> _WORK TO BE COMPLETED_:
Skip all pictures. Write out the data below from its first line through the line that contains "from matplotlib.patches import Rectangle".

* * *

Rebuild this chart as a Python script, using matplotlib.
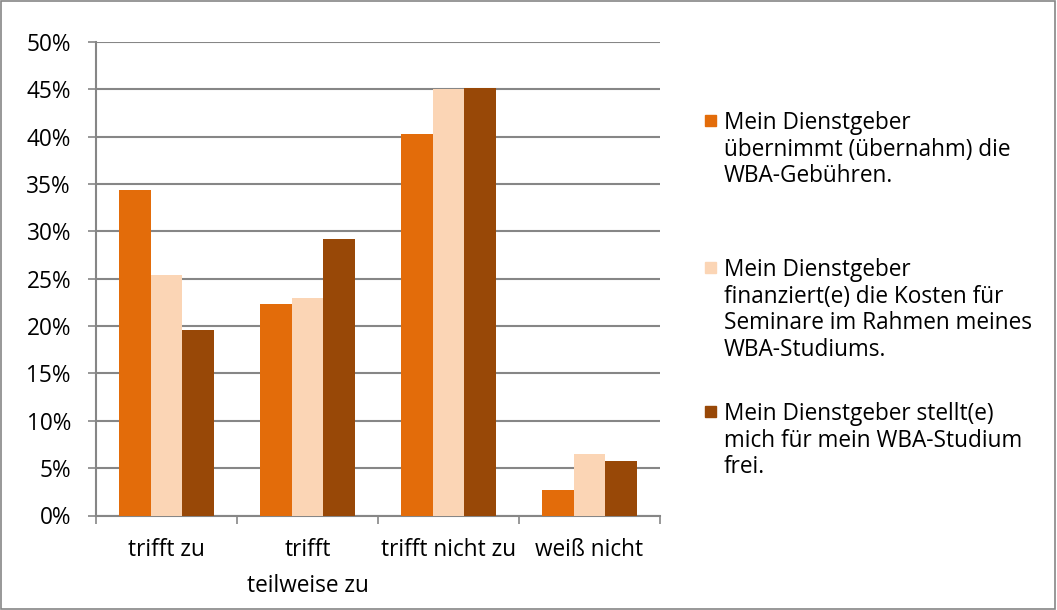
import matplotlib
matplotlib.use("Agg")
import matplotlib.pyplot as plt
import numpy as np
from matplotlib.patches import Rectangle

categories = ["trifft zu", "trifft\nteilweise zu", "trifft nicht zu", "weiß nicht"]
series_labels = [
    "Mein Dienstgeber\nübernimmt (übernahm) die\nWBA-Gebühren.",
    "Mein Dienstgeber\nfinanziert(e) die Kosten für\nSeminare im Rahmen meines\nWBA-Studiums.",
    "Mein Dienstgeber stellt(e)\nmich für mein WBA-Studium\nfrei.",
]
fees = [34.4, 22.3, 40.3, 2.7]
seminars = [25.4, 23.0, 45.0, 6.5]
release = [19.6, 29.2, 45.1, 5.8]
yticks = [0, 5, 10, 15, 20, 25, 30, 35, 40, 45, 50]
colors = ["#E36C0A", "#FBD5B5", "#984807"]

plt.rcParams['font.family'] = ['Open Sans', 'DejaVu Sans']
FS = 16.3

fig = plt.figure(figsize=(10.57, 6.10), dpi=100)
ax = fig.add_axes([96/1057, 1-515.5/610, (660-96)/1057, (515.5-42)/610])

x = np.arange(len(categories))
w = 0.223
for i, (vals, c) in enumerate(zip([fees, seminars, release], colors)):
    ax.bar(x + (i-1)*w, vals, width=w, color=c, edgecolor='none', zorder=3)

ax.set_xlim(-0.5, len(categories)-0.5)
ax.set_ylim(0, 50)
ax.set_yticks(yticks)
ax.set_yticklabels([f"{v}%" for v in yticks], fontsize=FS)
ax.yaxis.grid(True, color='#868686', linewidth=1.5, zorder=0)
ax.set_axisbelow(True)

ax.set_xticks(np.arange(len(categories)+1) - 0.5)
ax.set_xticklabels([])
ax.set_xticks(x, minor=True)
ax.set_xticklabels(categories, minor=True, fontsize=FS, linespacing=1.7, va='top')
ax.tick_params(axis='x', which='minor', length=0, pad=16)
ax.tick_params(axis='x', which='major', length=6, width=1.2, color='#868686', direction='out')
ax.tick_params(axis='y', length=6, width=1.2, color='#868686', direction='out', pad=12)

for s in ['top', 'right']:
    ax.spines[s].set_visible(False)
for s in ['left', 'bottom']:
    ax.spines[s].set_color('#868686')
    ax.spines[s].set_linewidth(1.5)

# legend
starts = [120, 267, 411]
for lab, c, y0 in zip(series_labels, colors, starts):
    fig.patches.append(Rectangle((705/1057, 1-(y0+6)/610), 11/1057, 11/610,
                                 transform=fig.transFigure, color=c, figure=fig))
    fig.text(724/1057, 1-(y0-9)/610, lab, fontsize=FS, va='top', ha='left', linespacing=1.15)

# outer border
fig.patches.append(Rectangle((0.001, 0.002), 0.997, 0.996, transform=fig.transFigure,
                             fill=False, edgecolor='#868686', linewidth=1.2, figure=fig))

fig.savefig("out.png", dpi=100)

* * *

> _WORKED ANSWER_:
Rebuild this chart as a Python script, using matplotlib.
import matplotlib
matplotlib.use("Agg")
import matplotlib.pyplot as plt
import numpy as np
from matplotlib.patches import Rectangle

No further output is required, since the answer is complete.